Ontario childcare centres are set to reopen on Friday, but advocates say that proper funding is needed for the facilities to operate during the COVID-19 pandemic.
On Tuesday, Premier Doug Ford and Education Minister Stephen Lecce announced that all childcare centres can reopen on June 12 with restrictions in place.
However, the Ontario Coalition for Better Child Care (OCBCC) says that a better funding model is needed in order for facilities to cope with the extra resources needed during the pandemic.
The coalition noted that childcare centres needed full enrollment and high parent fees to keep the doors open pre-COVID, but the pandemic “threw that model out the window.”
Before #Covid19, child care centres needed full enrolment and high parent fees to keep the doors open. It wasn’t a system that worked well for anyone, but we scraped along. The pandemic threw that model out the window.
— OCBCC (@ChildCareON) June 9, 2020
In order for there to be reduced group sizes and to keep children safe, without additional public funding, parents would have to pay more otherwise centres will not be able to afford to reopen.

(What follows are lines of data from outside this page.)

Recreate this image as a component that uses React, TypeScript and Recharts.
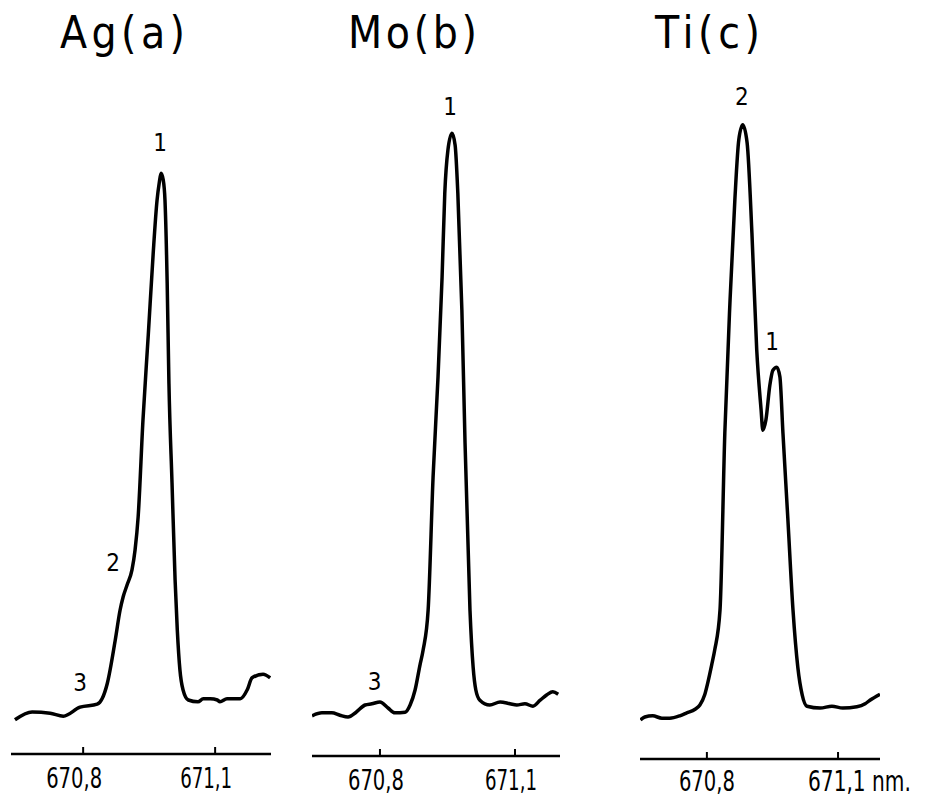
import React from "react";
import { LineChart, Line, XAxis, YAxis, ReferenceDot } from "recharts";

// wavelength (nm) and relative intensity
const agWavelength = [670.645, 670.684, 670.725, 670.755, 670.793, 670.832, 670.843, 670.855, 670.873, 670.884, 670.891, 670.9, 670.911, 670.918, 670.925, 670.936, 670.948, 670.959, 670.968, 670.973, 670.977, 670.982, 670.986, 670.991, 670.995, 671.002, 671.009, 671.014, 671.02, 671.027, 671.039, 671.061, 671.073, 671.089, 671.105, 671.111, 671.127, 671.157, 671.173, 671.184, 671.209, 671.225];
const agIntensity = [5.7, 7.0, 6.8, 6.3, 7.8, 8.3, 9.2, 11.8, 19.0, 24.0, 26.2, 28.2, 30.7, 34.0, 39.5, 55.7, 69.8, 83.2, 92.3, 95.2, 96.8, 95.7, 92.3, 78.5, 61.8, 45.2, 29.0, 20.7, 14.0, 10.7, 9.0, 8.7, 9.2, 9.2, 9.0, 8.7, 9.2, 9.2, 10.7, 12.7, 13.3, 12.7];

const moWavelength = [670.649, 670.671, 670.693, 670.711, 670.729, 670.747, 670.767, 670.782, 670.8, 670.818, 670.833, 670.856, 670.867, 670.878, 670.889, 670.896, 670.907, 670.918, 670.929, 670.938, 670.944, 670.951, 670.96, 670.967, 670.973, 670.982, 670.989, 671.0, 671.007, 671.013, 671.022, 671.044, 671.067, 671.089, 671.104, 671.122, 671.14, 671.156, 671.171, 671.184, 671.196];
const moIntensity = [6.7, 7.2, 7.2, 6.8, 6.5, 7.3, 8.5, 8.7, 9.0, 8.0, 7.2, 7.3, 8.5, 11.0, 15.2, 17.7, 24.3, 46.5, 63.2, 79.8, 93.8, 101.0, 103.8, 101.8, 93.8, 74.3, 52.2, 24.3, 14.8, 11.0, 9.3, 8.5, 9.0, 8.7, 8.5, 8.7, 8.3, 9.3, 10.2, 10.7, 10.3];

const tiWavelength = [670.648, 670.658, 670.676, 670.697, 670.715, 670.738, 670.754, 670.773, 670.784, 670.795, 670.802, 670.811, 670.818, 670.83, 670.841, 670.853, 670.864, 670.873, 670.882, 670.892, 670.903, 670.914, 670.924, 670.928, 670.935, 670.944, 670.951, 670.96, 670.967, 670.974, 670.985, 670.997, 671.008, 671.018, 671.029, 671.059, 671.086, 671.111, 671.143, 671.162, 671.173, 671.196];
const tiIntensity = [6.5, 7.0, 7.2, 6.8, 6.8, 7.2, 7.7, 8.3, 9.0, 10.7, 12.7, 15.7, 18.2, 24.8, 54.3, 76.5, 93.2, 103.2, 105.7, 102.7, 87.7, 68.2, 58.2, 54.8, 56.5, 62.3, 64.8, 65.3, 63.7, 54.3, 40.3, 24.8, 15.3, 10.7, 8.8, 8.5, 8.8, 8.5, 8.7, 9.2, 9.8, 10.8];

const tickValues = [670.8, 671.1];
const tickLabels = ["670,8", "671,1"];
const tickLabelWidths = [56, 52];

// line markers: [wavelength, intensity, text]
const agMarks: [number, number, string][] = [[670.975, 101.8, "1"], [670.868, 31.8, "2"], [670.793, 11.8, "3"]];
const moMarks: [number, number, string][] = [[670.956, 108.2, "1"], [670.788, 12.3, "3"]];
const tiMarks: [number, number, string][] = [[670.88, 110.3, "2"], [670.949, 69.5, "1"]];

const titles = ["Ag(a)", "Mo(b)", "Ti(c)"];

const W = 927;
const H = 799;
const narrow = '"Liberation Sans Narrow", "DejaVu Sans Condensed", "Liberation Sans", sans-serif';

const zip = (xs: number[], ys: number[]) => xs.map((nm, i) => ({ nm, v: ys[i] }));

interface PanelProps {
  data: { nm: number; v: number }[];
  marks: [number, number, string][];
  domain: [number, number];
  left: number;
  right: number;
  axisY: number;
  labelShift: number;
  labelDrop: number;
  unit?: boolean;
}

function Panel({ data, marks, domain, left, right, axisY, labelShift, labelDrop, unit }: PanelProps) {
  const renderTick = (p: any) => {
    const i = tickValues.indexOf(p.payload.value);
    const last = unit && i === tickLabels.length - 1;
    return (
      <g>
        <line x1={p.x} x2={p.x} y1={p.y} y2={p.y - 7} stroke="#000" strokeWidth={2} />
        {last ? (
          <text
            transform={`translate(${p.x - 30},${p.y + labelDrop}) scale(0.8,1)`}
            fontSize={28}
            fontFamily={narrow}
            fill="#000"
          >
            {tickLabels[i] + " nm."}
          </text>
        ) : (
          <text
            x={p.x + labelShift}
            y={p.y + labelDrop}
            fontSize={28}
            fontFamily={narrow}
            fill="#000"
            textAnchor="middle"
            textLength={tickLabelWidths[i]}
            lengthAdjust="spacingAndGlyphs"
          >
            {tickLabels[i]}
          </text>
        )}
      </g>
    );
  };
  return (
    <div style={{ position: "absolute", left: 0, top: 0 }}>
      <LineChart
        width={W}
        height={H}
        data={data}
        margin={{ top: axisY - 660, left, right: W - right, bottom: H - axisY - 45 }}
      >
        <XAxis
          type="number"
          dataKey="nm"
          domain={domain}
          allowDataOverflow
          ticks={tickValues}
          tickSize={0}
          tickMargin={0}
          tickLine={false}
          height={45}
          axisLine={{ stroke: "#000", strokeWidth: 2.5 }}
          tick={renderTick}
          interval={0}
        />
        <YAxis hide type="number" domain={[0, 110]} />
        <Line
          type="monotone"
          dataKey="v"
          stroke="#000"
          strokeWidth={3.5}
          dot={false}
          isAnimationActive={false}
        />
        {marks.map(([x, y, t]) => (
          <ReferenceDot
            key={t}
            x={x}
            y={y}
            r={0}
            ifOverflow="visible"
            shape={(p: any) => (
              <text
                x={p.cx}
                y={p.cy}
                fontSize={24}
                fontWeight={500}
                fontFamily={narrow}
                textAnchor="middle"
                dominantBaseline="central"
                fill="#000"
              >
                {t}
              </text>
            )}
          />
        ))}
      </LineChart>
    </div>
  );
}

export default function App() {
  const titleX = [60, 348, 655];
  const titleLen = [125, 129, 105];
  return (
    <div style={{ position: "absolute", left: 0, top: 0, width: W, height: H, background: "#fff" }}>
      <Panel data={zip(agWavelength, agIntensity)} marks={agMarks} domain={[670.636, 671.227]} left={11} right={271} axisY={754} labelShift={-9} labelDrop={34} />
      <Panel data={zip(moWavelength, moIntensity)} marks={moMarks} domain={[670.649, 671.2]} left={312} right={560} axisY={756} labelShift={-4} labelDrop={34} />
      <Panel data={zip(tiWavelength, tiIntensity)} marks={tiMarks} domain={[670.647, 671.196]} left={640} right={880} axisY={759} labelShift={0} labelDrop={32} unit />
      <svg width={W} height={H} style={{ position: "absolute", left: 0, top: 0, pointerEvents: "none" }}>
        {titles.map((t, i) => (
          <text
            key={t}
            x={titleX[i]}
            y={48}
            fontSize={44}
            fontFamily={narrow}
            textLength={titleLen[i]}
            lengthAdjust="spacing"
            fill="#000"
          >
            {t}
          </text>
        ))}
      </svg>
    </div>
  );
}
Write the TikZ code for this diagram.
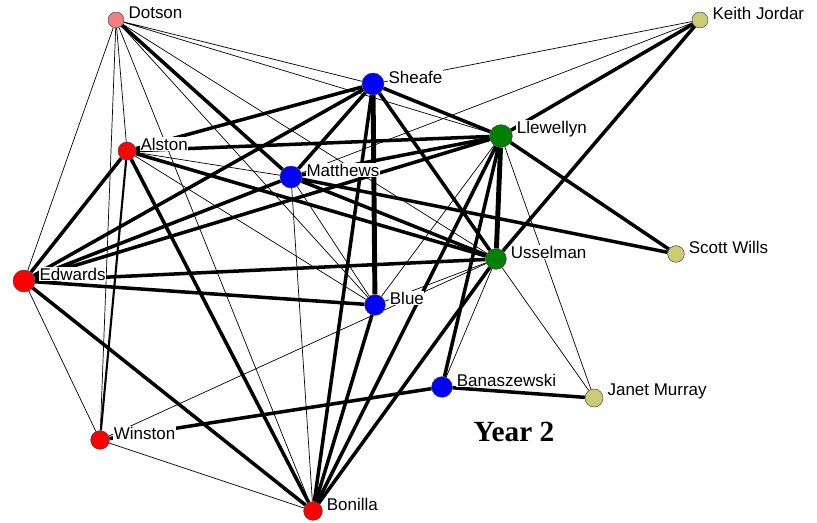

While the provincial government has based the safety measures on what was used for Emergency Childcare Centres, the coalition says these cost three times more to run than pre-COVID programs.
- See also:
“Can parents afford to pay triple their old child care fees. Of course not,” the OCBCC said.
If increasing already high costs for parents is not an option and refusing to increase workers pay is not an option, the coalition is calling for a move to make childcare publicly funded.
“As the old childcare campaign slogan goes: Parents can’t afford to pay, educators can’t afford to stay, there has to be a better way.”
The coalition has a comprehensive report on a childcare plan for Ontario to address the need for more funding, which will allow for better economic and social recovery from the pandemic.
Toronto Councillor Joe Cressy also commented on the plan to reopen, saying “childcare was already unaffordable and inaccessible before COVID. This could make it worse.”
In Toronto, the average childcare fee for infants 18 months and younger is $96 daily fee, for toddlers it’s $90 and for preschoolers it’s almost $70.
On June 9, Lecce provided the outline for childcare centres reopening.
The province will limit the number of kids putting children and staff in groups of 10 or less day over day.
All children and staff will be screened for symptoms prior to entry and there is a no visitor policy. There will also be the removal of all toys that could spread germs.
Lecce added that each centre must have a response plan in place if a child, parents, or staff are exposed to the coronavirus. All plans require training, reporting, and support from the local medical officer of health before reopening is permitted.
The child care settings must keep daily records of all attendees in order to support contact tracing and enhanced cleaning protocols must be implemented.
Leece added that the province will be stepping up inspections to ensure compliance and safety, with fines being given up to$1,000 per child if failing to meet standards.